We Don’t Want Science, We Want Hope
Personal Development is exactly what it says— it’s yours. Do not get conned into giving others attention. They’re not helping you, they’re distracting you while they rake it in.
If I tell you there’s no known preventative medicine available for the common cold, you might come at me with Vitamin C or Echinacea. They’ve been marketed as such. Placebo might even boost your immune system, so what’s the damage?
If I told you Green Tea has the same cold-resistant benefits and you should drink a cup a day, I’m flat-out lying to you. But just like me and everyone else, you’d rather believe something simplistic, something black and white, than be unsure or totally skeptical of cold cures.
Like the priests at my local church, I pay them money and they take away my sins. I am now pure and able to pass into heaven, until I make another mistake and have to go back. My priest now has a Lamborghini while I battle with debt but who cares, because in the future I will be in heaven with the Lord and I will have a lovely time.
You’re gonna tell me that’s not how it works. For a lot of people — that’s exactly how it works. I don’t even go to church. M.Night. Shyamalan-ed.
The reason people dislike Religion isn’t simply because it causes people to fight about imaginary beings in the sky. It’s because Religion tells people they are special but they are flawed. And that makes them not only complacent, but programs them for a life of perceived failure.
Which brings me nicely to the point.
Personal Development Blogs Work
Like many of you I’ve watched the self-improvement blogs take off here. They all seem to want you to sign up to their mailing list, at which point they will tell you more stuff you should be doing to achieve your true goal. Whether this is getting up early, taking cold showers or writing self-help posts that people love to read. We eat them up. One post I saw got 35K claps.
Am I to imagine that 700 people (if everyone on the post gave 50 claps) achieved success from reading that post?
I certainly imagine 700 people, and definitely more, wanting to be successful. There’s nothing wrong with a bit of motivation. I’ve read these posts when I needed a pick-me-up.
If I want to make a million dollars this year, which route am I going to choose? To go out there, try to sell myself and work hard on my passion with no map; or will I read 500 blogs about how other people did it and then take a nap?
We don’t want to admit it, because that’s exactly what we do. We read these blogs to go into the fantasy world; where we don’t have kids or a family, where we don’t have that shitty day-job or crumbling debt in the background. a world where we know exactly what our passion is and it helps us get out of bed in the morning even though the temperature is -2.

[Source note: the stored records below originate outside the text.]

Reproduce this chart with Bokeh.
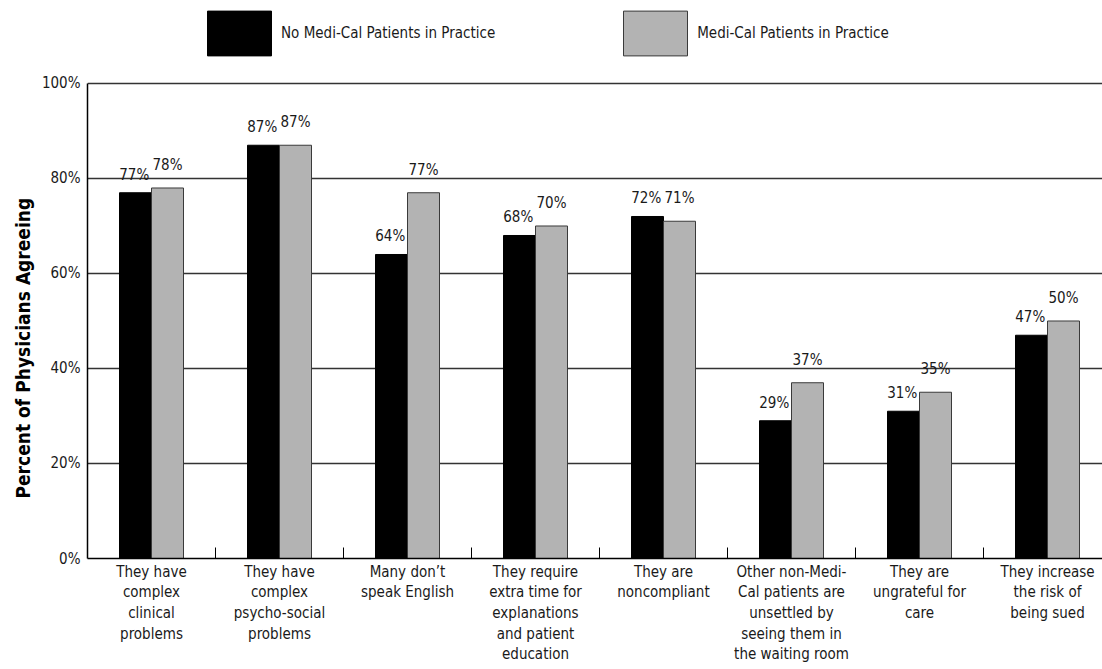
from bokeh.plotting import figure
from bokeh.models import (ColumnDataSource, Range1d, FixedTicker, Legend, LegendItem, Title)
from bokeh.transform import dodge
from bokeh.core.properties import value
from bokeh.embed import file_html
from bokeh.resources import INLINE

categories = [
    "They have\ncomplex\nclinical\nproblems",
    "They have\ncomplex\npsycho-social\nproblems",
    "Many don\u2019t\nspeak English",
    "They require\nextra time for\nexplanations\nand patient\neducation",
    "They are\nnoncompliant",
    "Other non-Medi-\nCal patients are\nunsettled by\nseeing them in\nthe waiting room",
    "They are\nungrateful for\ncare",
    "They increase\nthe risk of\nbeing sued",
]
no_medical = [77, 87, 64, 68, 72, 29, 31, 47]
medical = [78, 87, 77, 70, 71, 37, 35, 50]
series_names = ["No Medi-Cal Patients in Practice", "Medi-Cal Patients in Practice"]
y_ticks = [0, 20, 40, 60, 80, 100]
y_tick_labels = ["0%", "20%", "40%", "60%", "80%", "100%"]

FONT = "DejaVu Sans Condensed"
TXT = "#1a1a1a"

centers = [i + 0.5 for i in range(len(categories))]
src = ColumnDataSource(dict(
    xc=centers,
    a=no_medical,
    b=medical,
    la=[f"{v}%" for v in no_medical],
    lb=[f"{v}%" for v in medical],
))

W, H = 1102, 669
p = figure(width=W, height=H, output_backend="svg", toolbar_location=None,
           x_range=Range1d(0, 1015 / 128), y_range=Range1d(0, 116.42),
           min_border_left=87, min_border_right=0, min_border_top=5,
           min_border_bottom=111)
p.title.visible = False
p.outline_line_color = None
p.background_fill_color = "white"

# grid
p.xgrid.visible = False
p.ygrid.ticker = FixedTicker(ticks=[20, 40, 60, 80, 100])
p.ygrid.grid_line_color = "#333333"
p.ygrid.grid_line_width = 1.3

# bars
ra = p.vbar(x=dodge("xc", -0.125, range=p.x_range), top="a", width=0.25, source=src,
            fill_color="black", line_color="black", line_width=1)
rb = p.vbar(x=dodge("xc", 0.125, range=p.x_range), top="b", width=0.25, source=src,
            fill_color="#b3b3b3", line_color="#3a3a3a", line_width=1)

# value labels
p.text(x=dodge("xc", -0.135, range=p.x_range), y="a", text="la", source=src,
       text_align="center", text_baseline="alphabetic", y_offset=-18,
       text_font=value(FONT), text_font_size="15px", text_color=TXT)
p.text(x=dodge("xc", 0.125, range=p.x_range), y="b", text="lb", source=src,
       text_align="center", text_baseline="alphabetic", y_offset=-23,
       text_font=value(FONT), text_font_size="15px", text_color=TXT)

# x axis
xa = p.xaxis[0]
xa.ticker = FixedTicker(ticks=centers, minor_ticks=list(range(1, len(categories))))
xa.major_label_overrides = {c: lab for c, lab in zip(centers, categories)}
xa.major_tick_in = 0
xa.major_tick_out = 0
xa.minor_tick_in = 11
xa.minor_tick_out = 0
xa.minor_tick_line_color = "black"
xa.axis_line_color = "black"
xa.axis_line_width = 1.5
xa.major_label_text_font = FONT
xa.major_label_text_font_size = "15px"
xa.major_label_text_color = TXT
xa.major_label_text_line_height = 1.15
xa.major_label_standoff = 4

# y axis
ya = p.yaxis[0]
ya.ticker = FixedTicker(ticks=y_ticks)
ya.bounds = (0, 100)
ya.major_label_overrides = {t: l for t, l in zip(y_ticks, y_tick_labels)}
ya.major_tick_in = 0
ya.major_tick_out = 0
ya.minor_tick_line_color = None
ya.axis_line_color = "black"
ya.axis_line_width = 1.5
ya.major_label_text_font = FONT
ya.major_label_text_font_size = "15px"
ya.major_label_text_color = TXT
ya.major_label_standoff = 7

title = Title(text="Percent of Physicians Agreeing", align="left",
              text_font=FONT, text_font_size="19px", text_font_style="bold",
              text_color="black", offset=60, standoff=10)
p.add_layout(title, "left")

legend = Legend(items=[LegendItem(label=series_names[0], renderers=[ra]),
                       LegendItem(label=series_names[1], renderers=[rb])],
                orientation="horizontal", location=(112, 497),
                glyph_width=80, glyph_height=56, label_standoff=2, spacing=120,
                padding=0, margin=0, border_line_color=None,
                background_fill_alpha=0,
                label_text_font=FONT, label_text_font_size="15px",
                label_text_color=TXT)
p.add_layout(legend, "center")

open("out.html", "w").write(file_html(p, INLINE))
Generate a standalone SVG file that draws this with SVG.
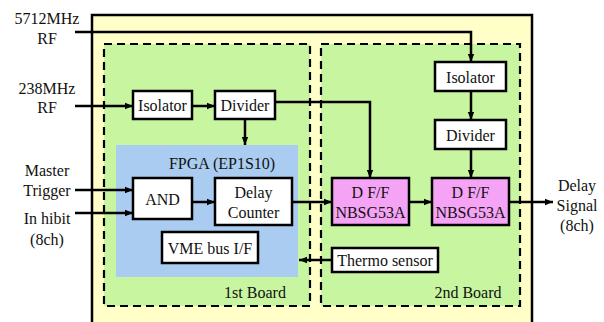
<svg xmlns="http://www.w3.org/2000/svg" width="604" height="322" viewBox="0 0 604 322" font-family="'Liberation Serif', 'DejaVu Serif', serif">
<defs>
<marker id="ah" viewBox="0 0 10 10" refX="10" refY="5" markerWidth="8" markerHeight="8" markerUnits="userSpaceOnUse" orient="auto">
<path d="M0,1 L10,5 L0,9 Z" fill="#000"/>
</marker>
<style>
text{font-family:'Liberation Serif','DejaVu Serif',serif;font-size:16px;fill:#111;text-anchor:middle;dominant-baseline:central}
.box{fill:#fff;stroke:#000;stroke-width:2.5}
.dff{fill:#f5a3f5;stroke:#000;stroke-width:2.5}
.board{fill:#c8f5a0;stroke:#000;stroke-width:2.2;stroke-dasharray:8,5}
.ln{fill:none;stroke:#000;stroke-width:2.5}
.arr{fill:none;stroke:#000;stroke-width:2.5;marker-end:url(#ah)}
</style>
</defs>
<rect width="604" height="322" fill="#fff"/>
<g id="chassis"><rect x="92" y="15" width="440" height="320" fill="#ffffc8" stroke="#000" stroke-width="2.5"/></g>
<g id="board1"><rect x="104" y="44" width="206" height="262" class="board"/><text x="255" y="292">1st Board</text></g>
<g id="board2"><rect x="321" y="44" width="199" height="262" class="board"/><text x="468" y="292">2nd Board</text></g>
<g id="fpga"><rect x="116" y="145" width="182" height="132" fill="#a9ccf0"/><text x="222" y="163">FPGA (EP1S10)</text></g>
<g id="iso1"><rect x="133" y="91" width="59" height="28" class="box"/><text x="162.5" y="105.5">Isolator</text></g>
<g id="div1"><rect x="215" y="91" width="60" height="28" class="box"/><text x="245" y="105.5">Divider</text></g>
<g id="and"><rect x="133" y="178" width="59" height="41" class="box"/><text x="162.5" y="199">AND</text></g>
<g id="delay"><rect x="215" y="178" width="77" height="47" class="box"/><text x="253.5" y="192">Delay</text><text x="253.5" y="212">Counter</text></g>
<g id="vme"><rect x="162" y="232" width="96" height="31" class="box"/><text x="210" y="248">VME bus I/F</text></g>
<g id="iso2"><rect x="435" y="62" width="71" height="29" class="box"/><text x="470.5" y="77">Isolator</text></g>
<g id="div2"><rect x="435" y="120" width="71" height="29" class="box"/><text x="470.5" y="135">Divider</text></g>
<g id="dff1"><rect x="332" y="178" width="77" height="47" class="dff"/><text x="370.5" y="192">D F/F</text><text x="370.5" y="212">NBSG53A</text></g>
<g id="dff2"><rect x="432" y="178" width="77" height="47" class="dff"/><text x="470.5" y="192">D F/F</text><text x="470.5" y="212">NBSG53A</text></g>
<g id="thermo"><rect x="332" y="248" width="106" height="24" class="box"/><text x="385" y="260.5">Thermo sensor</text></g>
<g id="labels">
<text x="47" y="18">5712MHz</text><text x="47" y="38">RF</text>
<text x="47" y="88">238MHz</text><text x="47" y="107">RF</text>
<text x="47" y="170">Master</text><text x="47" y="190">Trigger</text>
<text x="47" y="218">In hibit</text><text x="47" y="239">(8ch)</text>
<text x="577" y="185">Delay</text><text x="577" y="205">Signal</text><text x="577" y="225">(8ch)</text>
</g>
<g id="connectors">
<path class="arr" d="M75,32 H471 V62"/>
<path class="arr" d="M471,91 V120"/>
<path class="arr" d="M471,149 V178"/>
<path class="arr" d="M75,106 H133"/>
<path class="arr" d="M192,106 H215"/>
<path class="arr" d="M245,119 V145"/>
<path class="arr" d="M275,102 H370 V178"/>
<path class="arr" d="M75,190 H133"/>
<path class="arr" d="M75,213 H133"/>
<path class="arr" d="M192,202 H215"/>
<path class="arr" d="M292,202 H332"/>
<path class="arr" d="M409,202 H432"/>
<path class="arr" d="M509,202 H553"/>
<path class="arr" d="M332,260 H299"/>
</g>
</svg>
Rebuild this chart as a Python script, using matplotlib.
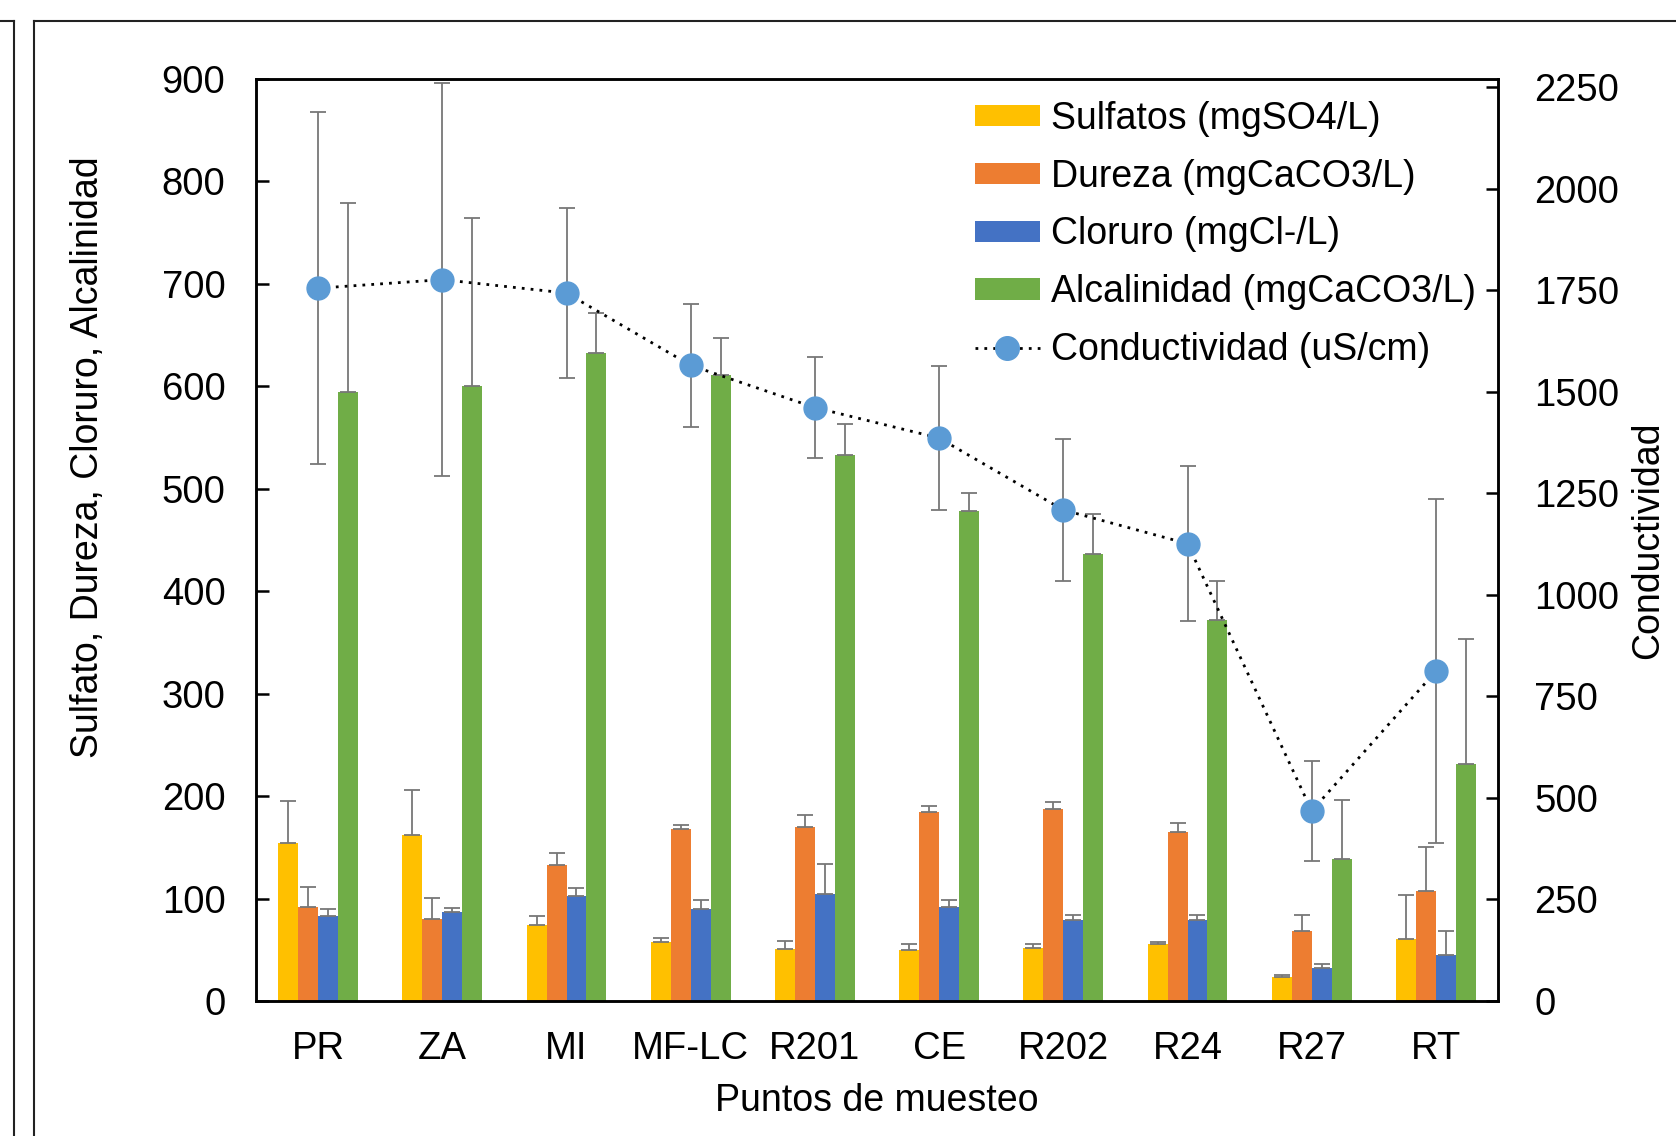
import matplotlib
matplotlib.use("Agg")
import matplotlib.pyplot as plt
import numpy as np
from matplotlib.lines import Line2D
from matplotlib.patches import Patch

plt.rcParams['font.family'] = ['Liberation Sans', 'DejaVu Sans']

categories = ["PR", "ZA", "MI", "MF-LC", "R201", "CE", "R202", "R24", "R27", "RT"]
sulfatos = [154, 162, 74, 57.6, 50.8, 50, 51.4, 56, 23.4, 60.2]
sulfatos_err = [41, 44, 8.5, 4, 8, 5.5, 4, 1.6, 2, 43.6]
dureza = [91.5, 80.4, 133, 168, 170, 184.5, 187, 165, 68, 107.7]
dureza_err = [19.5, 20.5, 11, 4, 12, 5.5, 7, 9, 16, 43]
cloruro = [83, 87, 102.5, 90, 104, 91.5, 78.8, 78.8, 32.2, 45.2]
cloruro_err = [6.5, 4, 7.5, 9, 30, 7, 5.5, 5.5, 4, 23.4]
alcalinidad = [594.8, 600.4, 632.6, 611, 532.7, 478, 436.6, 372, 138.3, 231.7]
alcalinidad_err = [184, 164, 39, 36, 30.6, 18, 39, 38, 58, 122]
conductividad = [1755, 1776, 1743, 1565, 1461, 1386, 1209, 1126, 468, 812]
conductividad_err = [434, 484, 209, 152, 125, 178, 174, 190, 124, 424]

series_labels = ["Sulfatos (mgSO4/L)", "Dureza (mgCaCO3/L)", "Cloruro (mgCl-/L)",
                 "Alcalinidad (mgCaCO3/L)"]
cond_label = "Conductividad (uS/cm)"
colors = ["#FFC000", "#ED7D31", "#4472C4", "#70AD47"]
marker_color = "#5B9BD5"
err_color = "#777777"

W, H = 1676, 1136
fig = plt.figure(figsize=(W / 100, H / 100), dpi=100)
ax = fig.add_axes([256 / W, 1 - 1001 / H, 1242 / W, 922 / H])

x = np.arange(len(categories))
bw = 0.161
values = [sulfatos, dureza, cloruro, alcalinidad]
errs = [sulfatos_err, dureza_err, cloruro_err, alcalinidad_err]
for i, (v, e, c) in enumerate(zip(values, errs, colors)):
    pos = x + (i - 1.5) * bw
    ax.bar(pos, v, width=bw, color=c, edgecolor='none', zorder=2)
    ax.errorbar(pos, v, yerr=[np.zeros(len(e)), e], fmt='none', ecolor=err_color,
                elinewidth=1.3, capsize=5.5, capthick=1.3, zorder=3)

fs_tick = 27.5
fs_lab = 27
ax.set_xlim(-0.5, len(categories) - 0.5)
ax.set_ylim(0, 900)
ax.set_yticks(np.arange(0, 901, 100))
ax.set_xticks(x)
ax.set_xticklabels(categories)
ax.tick_params(axis='x', length=0, pad=21.5, labelsize=fs_tick)
ax.tick_params(axis='y', direction='in', length=9, width=1.8, pad=22, labelsize=fs_tick)
for s in ax.spines.values():
    s.set_linewidth(1.8)
ax.set_xlabel("Puntos de muesteo", fontsize=fs_lab, labelpad=11.5)
ax.set_ylabel("Sulfato, Dureza, Cloruro, Alcalinidad", fontsize=fs_lab)
ax.yaxis.set_label_coords(-0.121, 0.59)

ax2 = ax.twinx()
ax2.set_ylim(0, 2270)
ax2.set_yticks(np.arange(0, 2251, 250))
ax2.tick_params(axis='y', direction='in', length=9, width=1.8, pad=26, labelsize=fs_tick)
ax2.errorbar(x, conductividad, yerr=conductividad_err, fmt='none', ecolor=err_color,
             elinewidth=1.3, capsize=5.5, capthick=1.3, zorder=3)
ax2.plot(x, conductividad, color='black', linestyle=(0, (1, 2.2)), linewidth=2,
         marker='o', markersize=16.5, markerfacecolor=marker_color,
         markeredgecolor=marker_color, zorder=4)
ax2.set_ylabel("Conductividad", fontsize=fs_lab)
ax2.yaxis.set_label_coords(1.106, 0.5)
for s in ax2.spines.values():
    s.set_linewidth(1.8)

handles = [Patch(facecolor=c, edgecolor='none') for c in colors]
handles.append(Line2D([], [], color='black', linestyle=(0, (1, 2.2)), linewidth=2,
                      marker='o', markersize=17, markerfacecolor=marker_color,
                      markeredgecolor=marker_color))
ax2.legend(handles, series_labels + [cond_label], loc='upper left',
           bbox_to_anchor=((975 - 256) / 1242, (1001 - 101) / 922),
           frameon=False, fontsize=fs_lab, borderpad=0, borderaxespad=0,
           handlelength=1.72, handleheight=0.5, handletextpad=0.3,
           labelspacing=0.58)

# outer frame lines
lc = '#222222'
fig.add_artist(Line2D([13.5 / W, 13.5 / W], [0, 1 - 21 / H], color=lc, lw=1.5))
fig.add_artist(Line2D([0, 13.5 / W], [1 - 21 / H, 1 - 21 / H], color=lc, lw=1.5))
fig.add_artist(Line2D([33.5 / W, 33.5 / W], [0, 1 - 21 / H], color=lc, lw=1.5))
fig.add_artist(Line2D([33.5 / W, 1], [1 - 21 / H, 1 - 21 / H], color=lc, lw=1.5))

fig.savefig("out.png", dpi=100)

We’re being sold a dream and we allow it because we don’t want to be told the odds. We don’t want practical advice, and we certainly don’t want to have to google it for ourselves.
The Science of Success
The science of success most definitely involves learning from others. But in this instant gratification society, we get a buzz reading positive words from others. To the point we no longer feel motivated after reading them. We feel good, satiated, but not motivated.
The science of success means going out there and carving your own path. You can listen to what everyone else is doing until you die, but it’s not going to magically start your project, or give you any ideas about what it is that burns in your very soul. Go out, experience, find your own path.
That’s not what people want to hear. That’s not what personal development people want to tell you. They want to hear ‘of course I signed up to your advice emails’. Whatever makes them more successful. They get their book deals and their payouts and you get stuck reading their pseudo-science bullshit.
‘Get up at 5am in the morning so I don’t have to.’
‘Join my mailing list so I can profit from your dreams, keeping you too busy reading my stuff to chase your own future’.
This is exactly what self-help artists are doing to us, and we cling so desperately to absolutes, promises and supposed facts that we let them. It’s time to stop.
There are a range of writers who do fantastic work on this website. They write poetry, fiction, life-stories, they write about epidemiology and the future of science, about politics and the future of the world. They’re not getting as much space as the self-help articles that have been recycled a million, billion times over. That’s our fault.
Medium isn’t a website simply for business success, it’s a place to celebrate the many forms of writing as an art. It’s time to get some variety back, to inspire people and to open our imaginations to something more than social status and financial gain. What do you know, it might even give you some ideas about what you actually want to do with your life.